Start of PROVIDED DATA
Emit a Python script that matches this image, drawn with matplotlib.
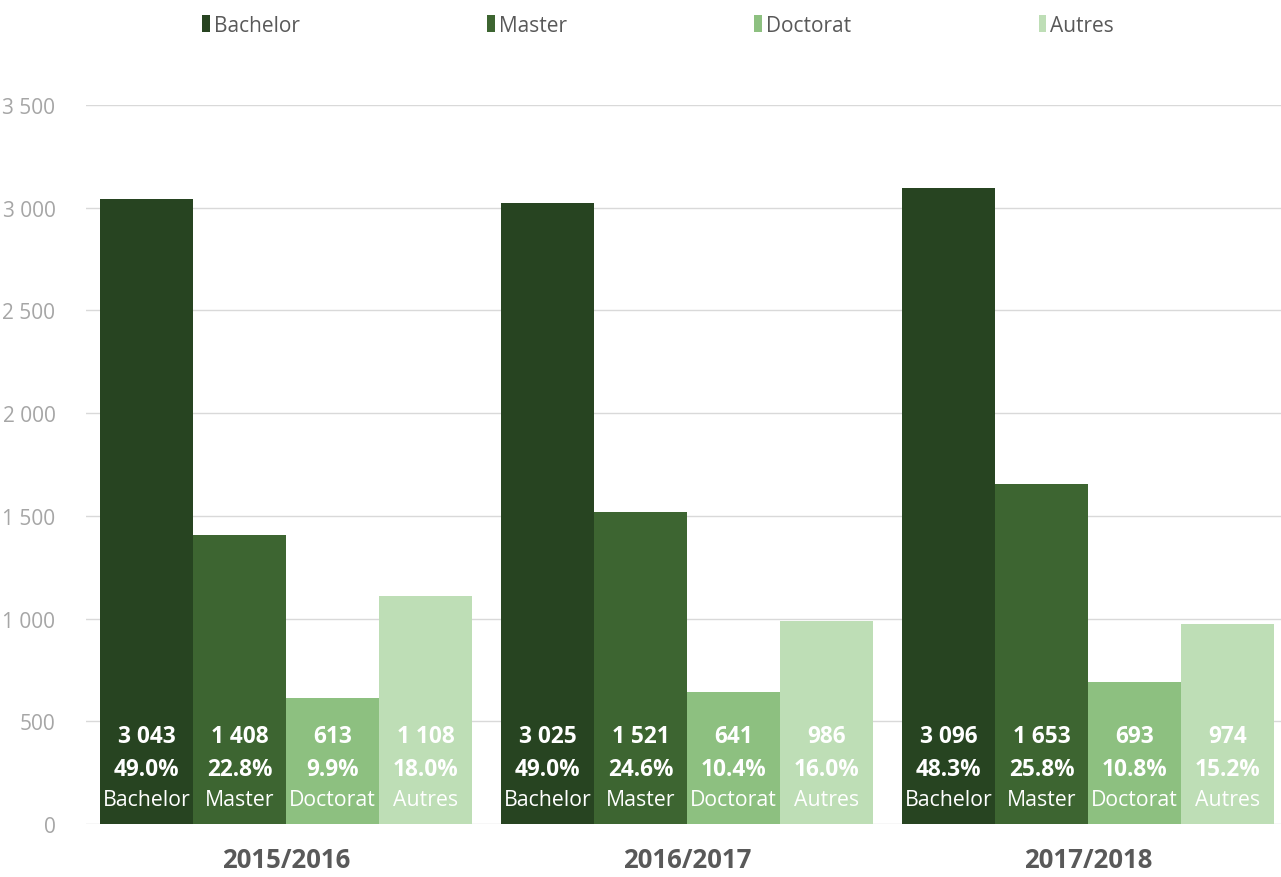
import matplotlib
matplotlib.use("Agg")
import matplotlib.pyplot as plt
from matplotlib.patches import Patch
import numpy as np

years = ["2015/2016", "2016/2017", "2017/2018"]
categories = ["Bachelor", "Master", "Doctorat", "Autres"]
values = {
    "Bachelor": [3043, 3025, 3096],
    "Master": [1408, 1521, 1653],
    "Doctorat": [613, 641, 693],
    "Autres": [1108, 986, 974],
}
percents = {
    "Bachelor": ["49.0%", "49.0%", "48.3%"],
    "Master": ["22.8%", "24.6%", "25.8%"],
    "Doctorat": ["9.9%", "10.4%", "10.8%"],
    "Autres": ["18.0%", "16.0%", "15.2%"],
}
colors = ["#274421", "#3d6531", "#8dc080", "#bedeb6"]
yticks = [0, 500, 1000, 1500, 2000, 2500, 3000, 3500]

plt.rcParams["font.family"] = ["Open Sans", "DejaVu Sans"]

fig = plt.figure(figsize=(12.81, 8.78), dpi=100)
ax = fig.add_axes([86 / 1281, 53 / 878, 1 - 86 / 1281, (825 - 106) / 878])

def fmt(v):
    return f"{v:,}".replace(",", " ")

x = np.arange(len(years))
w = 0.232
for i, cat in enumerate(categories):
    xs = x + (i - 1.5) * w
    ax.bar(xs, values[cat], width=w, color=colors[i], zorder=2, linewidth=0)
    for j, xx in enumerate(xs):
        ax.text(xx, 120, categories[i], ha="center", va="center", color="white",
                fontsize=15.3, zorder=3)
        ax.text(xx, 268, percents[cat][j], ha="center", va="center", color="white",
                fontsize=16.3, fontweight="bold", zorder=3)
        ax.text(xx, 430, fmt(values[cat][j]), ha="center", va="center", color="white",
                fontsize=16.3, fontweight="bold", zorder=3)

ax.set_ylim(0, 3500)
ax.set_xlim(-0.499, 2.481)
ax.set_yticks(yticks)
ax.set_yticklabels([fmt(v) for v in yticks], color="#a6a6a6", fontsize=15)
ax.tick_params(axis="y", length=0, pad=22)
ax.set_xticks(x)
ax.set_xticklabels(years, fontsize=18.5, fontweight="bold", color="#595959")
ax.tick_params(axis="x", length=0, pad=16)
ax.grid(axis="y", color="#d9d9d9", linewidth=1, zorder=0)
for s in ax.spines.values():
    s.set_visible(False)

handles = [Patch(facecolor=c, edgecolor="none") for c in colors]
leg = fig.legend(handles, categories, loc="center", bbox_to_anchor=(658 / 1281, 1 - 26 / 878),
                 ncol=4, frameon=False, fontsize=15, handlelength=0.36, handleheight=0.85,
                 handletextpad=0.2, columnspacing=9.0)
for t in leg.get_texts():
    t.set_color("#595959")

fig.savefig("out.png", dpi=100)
End of PROVIDED DATA
- REQUIRED TASK
Write out the lines from the start of the material to the line with "import numpy as np", inclusive and exactly. Skip the pictures.

- ANSWER FOR THE TASK
Emit a Python script that matches this image, drawn with matplotlib.
import matplotlib
matplotlib.use("Agg")
import matplotlib.pyplot as plt
from matplotlib.patches import Patch
import numpy as np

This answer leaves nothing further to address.